The theory behind the scheme takes a view of reducing energy expenditures for industries that are energy intensive to provide them with more space to lower the price of their products, making it more attractive for foreign and domestic buyers. With cheep steel currently flooding the markets from China, UK steel production has suffered dramatically and it is hoped that reducing the cost of energy for the steel industry will help it to recover.
The wholesale cost of energy has been extremely bearish since the beginning of 2015, with the collapse of oil prices having a direct impact on gas and electricity prices. Oversupply coupled with a mild winter has pushed the price of gas and electricity down to the lowest level seen for years. However, the wholesale cost of electricity now accounts for only 45% of a businesses electricity price, which is why although the wholesale price has been in decline, significant savings are not making their way through to end users.
Other third party charges such as Transmission Network Use of System (TNUoS), Distribution Network Use of System (DNUoS) and Feed in Tariff (FiT) charges are also forecast to increase for the forecastable future, leaving the wholesale cost of electricity playing an even smaller part in the overall cost of a bill. Balancing Network Use of Systems (BNUoS) in the past was a relatively small charge, however it now makes up approximately 3% of a bill and is also anticipated to increase over the coming years.

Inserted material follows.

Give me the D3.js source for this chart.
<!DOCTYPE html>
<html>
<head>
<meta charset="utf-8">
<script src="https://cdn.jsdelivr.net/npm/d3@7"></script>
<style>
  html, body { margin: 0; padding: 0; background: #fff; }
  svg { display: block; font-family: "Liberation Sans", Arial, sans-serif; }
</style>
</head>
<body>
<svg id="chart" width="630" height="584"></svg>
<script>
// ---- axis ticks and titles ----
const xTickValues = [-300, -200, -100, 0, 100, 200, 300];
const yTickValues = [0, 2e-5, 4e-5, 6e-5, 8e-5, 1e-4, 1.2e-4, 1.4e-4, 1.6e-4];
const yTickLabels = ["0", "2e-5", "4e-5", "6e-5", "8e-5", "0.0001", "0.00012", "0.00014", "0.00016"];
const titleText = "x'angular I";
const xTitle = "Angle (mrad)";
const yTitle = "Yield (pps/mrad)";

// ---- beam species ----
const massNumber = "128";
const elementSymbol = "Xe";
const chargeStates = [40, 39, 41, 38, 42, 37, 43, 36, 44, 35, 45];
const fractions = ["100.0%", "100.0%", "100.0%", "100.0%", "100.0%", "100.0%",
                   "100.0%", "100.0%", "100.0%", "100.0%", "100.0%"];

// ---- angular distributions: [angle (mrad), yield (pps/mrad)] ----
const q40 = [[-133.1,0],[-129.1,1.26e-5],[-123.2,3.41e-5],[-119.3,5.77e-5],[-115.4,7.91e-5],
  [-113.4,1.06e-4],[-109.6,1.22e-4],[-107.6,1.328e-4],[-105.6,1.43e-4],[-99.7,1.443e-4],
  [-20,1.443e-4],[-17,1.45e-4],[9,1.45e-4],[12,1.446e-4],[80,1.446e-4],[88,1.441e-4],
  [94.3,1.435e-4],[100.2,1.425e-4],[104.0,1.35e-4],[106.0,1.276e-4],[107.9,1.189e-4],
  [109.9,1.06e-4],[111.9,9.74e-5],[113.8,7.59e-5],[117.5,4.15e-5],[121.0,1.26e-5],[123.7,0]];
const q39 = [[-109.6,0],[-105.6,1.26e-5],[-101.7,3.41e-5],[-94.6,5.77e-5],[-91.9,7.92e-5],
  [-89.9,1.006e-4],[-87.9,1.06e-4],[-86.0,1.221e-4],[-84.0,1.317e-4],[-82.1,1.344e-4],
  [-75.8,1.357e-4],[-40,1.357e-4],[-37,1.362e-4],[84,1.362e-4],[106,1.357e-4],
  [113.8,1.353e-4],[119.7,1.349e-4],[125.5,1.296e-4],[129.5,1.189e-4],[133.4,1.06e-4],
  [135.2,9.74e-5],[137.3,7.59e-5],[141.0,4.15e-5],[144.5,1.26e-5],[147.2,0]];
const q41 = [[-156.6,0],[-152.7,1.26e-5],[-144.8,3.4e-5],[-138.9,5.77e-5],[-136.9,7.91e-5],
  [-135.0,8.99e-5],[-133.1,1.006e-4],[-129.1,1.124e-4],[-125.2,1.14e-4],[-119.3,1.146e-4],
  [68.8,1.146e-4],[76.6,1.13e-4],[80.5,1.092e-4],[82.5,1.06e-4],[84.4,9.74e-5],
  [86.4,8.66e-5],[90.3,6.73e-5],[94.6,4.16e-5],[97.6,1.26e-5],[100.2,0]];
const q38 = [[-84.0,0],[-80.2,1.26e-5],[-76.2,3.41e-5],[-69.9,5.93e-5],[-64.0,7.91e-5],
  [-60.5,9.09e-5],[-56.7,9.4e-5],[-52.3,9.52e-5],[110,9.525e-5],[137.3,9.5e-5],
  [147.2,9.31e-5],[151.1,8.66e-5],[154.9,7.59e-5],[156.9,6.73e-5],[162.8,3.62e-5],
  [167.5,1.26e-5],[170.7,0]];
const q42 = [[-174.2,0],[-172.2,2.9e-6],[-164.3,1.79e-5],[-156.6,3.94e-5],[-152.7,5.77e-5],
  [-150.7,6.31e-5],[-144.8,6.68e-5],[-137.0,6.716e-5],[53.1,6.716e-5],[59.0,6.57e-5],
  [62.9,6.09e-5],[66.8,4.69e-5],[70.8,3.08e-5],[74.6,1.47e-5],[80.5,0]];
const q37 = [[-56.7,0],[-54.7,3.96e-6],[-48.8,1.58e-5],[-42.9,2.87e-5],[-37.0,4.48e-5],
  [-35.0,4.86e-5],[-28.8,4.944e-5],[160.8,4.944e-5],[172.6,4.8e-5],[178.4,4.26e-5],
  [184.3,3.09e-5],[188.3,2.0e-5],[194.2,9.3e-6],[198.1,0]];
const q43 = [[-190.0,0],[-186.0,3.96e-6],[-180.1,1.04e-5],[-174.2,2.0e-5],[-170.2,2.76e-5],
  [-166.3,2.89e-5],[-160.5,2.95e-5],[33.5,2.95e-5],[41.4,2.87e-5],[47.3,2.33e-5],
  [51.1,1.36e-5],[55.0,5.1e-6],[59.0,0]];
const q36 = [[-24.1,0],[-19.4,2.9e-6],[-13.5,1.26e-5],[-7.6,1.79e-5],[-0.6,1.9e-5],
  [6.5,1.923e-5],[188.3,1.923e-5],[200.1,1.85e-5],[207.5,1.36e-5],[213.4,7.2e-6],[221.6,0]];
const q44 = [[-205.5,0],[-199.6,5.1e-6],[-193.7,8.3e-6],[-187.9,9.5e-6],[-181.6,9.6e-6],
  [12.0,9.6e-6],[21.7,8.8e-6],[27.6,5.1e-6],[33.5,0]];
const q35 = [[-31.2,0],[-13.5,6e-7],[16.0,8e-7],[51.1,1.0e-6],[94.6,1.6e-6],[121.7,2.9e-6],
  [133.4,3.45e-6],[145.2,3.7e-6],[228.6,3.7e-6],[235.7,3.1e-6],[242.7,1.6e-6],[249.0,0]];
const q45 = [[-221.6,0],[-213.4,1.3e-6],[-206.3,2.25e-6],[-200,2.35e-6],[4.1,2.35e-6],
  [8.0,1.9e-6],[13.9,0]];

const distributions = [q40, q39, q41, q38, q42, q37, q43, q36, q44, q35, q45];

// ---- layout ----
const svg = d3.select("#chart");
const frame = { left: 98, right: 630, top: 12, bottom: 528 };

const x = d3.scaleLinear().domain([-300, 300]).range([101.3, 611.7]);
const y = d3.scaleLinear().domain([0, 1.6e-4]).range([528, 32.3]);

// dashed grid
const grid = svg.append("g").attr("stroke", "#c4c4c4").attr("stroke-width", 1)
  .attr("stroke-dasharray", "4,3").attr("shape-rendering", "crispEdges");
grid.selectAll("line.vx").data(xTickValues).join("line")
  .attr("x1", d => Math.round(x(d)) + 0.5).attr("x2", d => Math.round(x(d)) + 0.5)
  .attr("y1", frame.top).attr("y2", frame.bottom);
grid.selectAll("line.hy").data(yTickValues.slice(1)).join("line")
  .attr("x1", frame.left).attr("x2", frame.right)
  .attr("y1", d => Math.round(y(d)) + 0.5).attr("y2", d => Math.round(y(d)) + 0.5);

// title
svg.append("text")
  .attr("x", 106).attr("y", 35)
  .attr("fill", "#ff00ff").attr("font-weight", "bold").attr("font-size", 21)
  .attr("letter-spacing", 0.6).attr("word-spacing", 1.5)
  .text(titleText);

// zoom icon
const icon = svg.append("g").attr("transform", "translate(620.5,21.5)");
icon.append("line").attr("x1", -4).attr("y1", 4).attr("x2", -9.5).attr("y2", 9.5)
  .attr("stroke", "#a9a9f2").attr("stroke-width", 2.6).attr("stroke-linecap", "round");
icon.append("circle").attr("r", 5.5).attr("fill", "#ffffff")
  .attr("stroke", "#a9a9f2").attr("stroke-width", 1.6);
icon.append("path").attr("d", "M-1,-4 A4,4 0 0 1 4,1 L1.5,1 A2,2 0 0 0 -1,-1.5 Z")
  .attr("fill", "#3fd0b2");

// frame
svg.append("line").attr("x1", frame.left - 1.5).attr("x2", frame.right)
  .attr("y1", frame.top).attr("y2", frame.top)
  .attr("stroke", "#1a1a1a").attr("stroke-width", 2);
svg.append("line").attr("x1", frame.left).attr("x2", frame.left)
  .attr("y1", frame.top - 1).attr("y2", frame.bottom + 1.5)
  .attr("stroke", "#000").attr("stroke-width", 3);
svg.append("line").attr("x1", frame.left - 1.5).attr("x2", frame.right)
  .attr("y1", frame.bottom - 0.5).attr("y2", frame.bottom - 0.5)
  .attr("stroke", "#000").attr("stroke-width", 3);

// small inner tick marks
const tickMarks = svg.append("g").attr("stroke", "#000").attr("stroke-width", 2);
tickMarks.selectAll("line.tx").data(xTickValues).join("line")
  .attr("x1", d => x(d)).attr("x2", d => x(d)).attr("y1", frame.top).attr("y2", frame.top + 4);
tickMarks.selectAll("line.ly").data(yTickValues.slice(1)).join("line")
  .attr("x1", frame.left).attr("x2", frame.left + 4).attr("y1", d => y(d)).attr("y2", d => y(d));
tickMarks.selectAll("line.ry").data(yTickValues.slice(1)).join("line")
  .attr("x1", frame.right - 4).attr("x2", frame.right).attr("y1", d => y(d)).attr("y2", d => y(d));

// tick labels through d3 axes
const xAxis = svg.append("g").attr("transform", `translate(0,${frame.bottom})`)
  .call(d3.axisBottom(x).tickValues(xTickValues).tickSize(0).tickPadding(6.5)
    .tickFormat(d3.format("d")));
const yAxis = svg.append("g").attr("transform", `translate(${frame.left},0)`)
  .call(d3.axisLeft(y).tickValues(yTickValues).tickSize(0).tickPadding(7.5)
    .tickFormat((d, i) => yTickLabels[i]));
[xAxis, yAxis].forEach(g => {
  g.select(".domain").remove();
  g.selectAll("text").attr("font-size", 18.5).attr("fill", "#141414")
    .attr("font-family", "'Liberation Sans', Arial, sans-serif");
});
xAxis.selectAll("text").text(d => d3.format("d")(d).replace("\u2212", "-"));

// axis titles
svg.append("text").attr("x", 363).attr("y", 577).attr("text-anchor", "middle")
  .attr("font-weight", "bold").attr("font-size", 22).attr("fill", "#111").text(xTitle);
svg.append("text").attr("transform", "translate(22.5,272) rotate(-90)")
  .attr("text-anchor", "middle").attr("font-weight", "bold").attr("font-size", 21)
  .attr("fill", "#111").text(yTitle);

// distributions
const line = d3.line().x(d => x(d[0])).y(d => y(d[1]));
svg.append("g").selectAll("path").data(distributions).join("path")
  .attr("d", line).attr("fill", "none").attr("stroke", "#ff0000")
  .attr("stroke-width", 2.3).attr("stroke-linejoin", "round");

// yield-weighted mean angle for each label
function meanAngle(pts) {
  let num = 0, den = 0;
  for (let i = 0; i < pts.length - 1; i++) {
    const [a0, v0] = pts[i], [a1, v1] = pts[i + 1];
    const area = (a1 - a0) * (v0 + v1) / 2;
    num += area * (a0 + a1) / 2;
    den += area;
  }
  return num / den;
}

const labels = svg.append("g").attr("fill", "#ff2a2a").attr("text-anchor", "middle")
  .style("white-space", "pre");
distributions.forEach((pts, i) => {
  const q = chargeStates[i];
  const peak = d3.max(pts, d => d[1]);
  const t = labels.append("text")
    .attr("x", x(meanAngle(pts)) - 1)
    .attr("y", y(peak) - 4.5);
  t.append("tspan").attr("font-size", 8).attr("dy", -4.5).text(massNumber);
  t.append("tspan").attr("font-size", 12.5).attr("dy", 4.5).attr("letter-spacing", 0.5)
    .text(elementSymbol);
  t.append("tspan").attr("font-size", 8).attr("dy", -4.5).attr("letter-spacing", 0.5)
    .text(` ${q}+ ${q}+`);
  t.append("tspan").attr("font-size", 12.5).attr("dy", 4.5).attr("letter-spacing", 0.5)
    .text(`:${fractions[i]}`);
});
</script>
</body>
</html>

Some potential good news for the future is that the Renewable Obligation (RO) will close in 2017 with the amount of money paid on a bill expected to be phased out from 2020 onwards. Businesses will therefore eventually start to see a reduction in this charge, which currently makes up approximately 17% of their overall electricity cost. Once this charge starts to decline from 2020 it is hoped that this will see a reduction in the overall cost of electricity, however some market sentiments suggest it will simply be swallowed up by other third party charges.
RO was introduced in 2002 to incentivise the building of large scale renewable energy projects. It requires suppliers to source a certain percentage of the electricity they provide to their customers from renewable energy. Any large scale renewable projects that are built up until the closure date will be given full lifetime support until 2037.
The energy landscape is evolving and costs are constantly changing which can be a huge issue for businesses wanting to budget for the next five years. It is becoming increasingly complex to fully fix electricity prices for a number of years, as suppliers are unsure as to how high third party charges will increase.
When a supplier offers a fully fixed price to a business, they take into consideration the cost of the third party charges over the duration of the contract period. However the longer the contract period, the higher the premium will be to cover the risk. Suppliers offer customers pass through contracts, where the third party charges are passed through and added onto bills as they increase in size. This can look very appealing to businesses, as the original price before the third party charges are added can be very low, however they must be wary of that price increasing throughout the duration of the contract.
The picture for gas is completely different to that of electricity, with the wholesale cost of gas making up a much bigger percentage of the total cost. This has allowed businesses to take advantage of the low wholesale costs and see very healthy savings on their bills.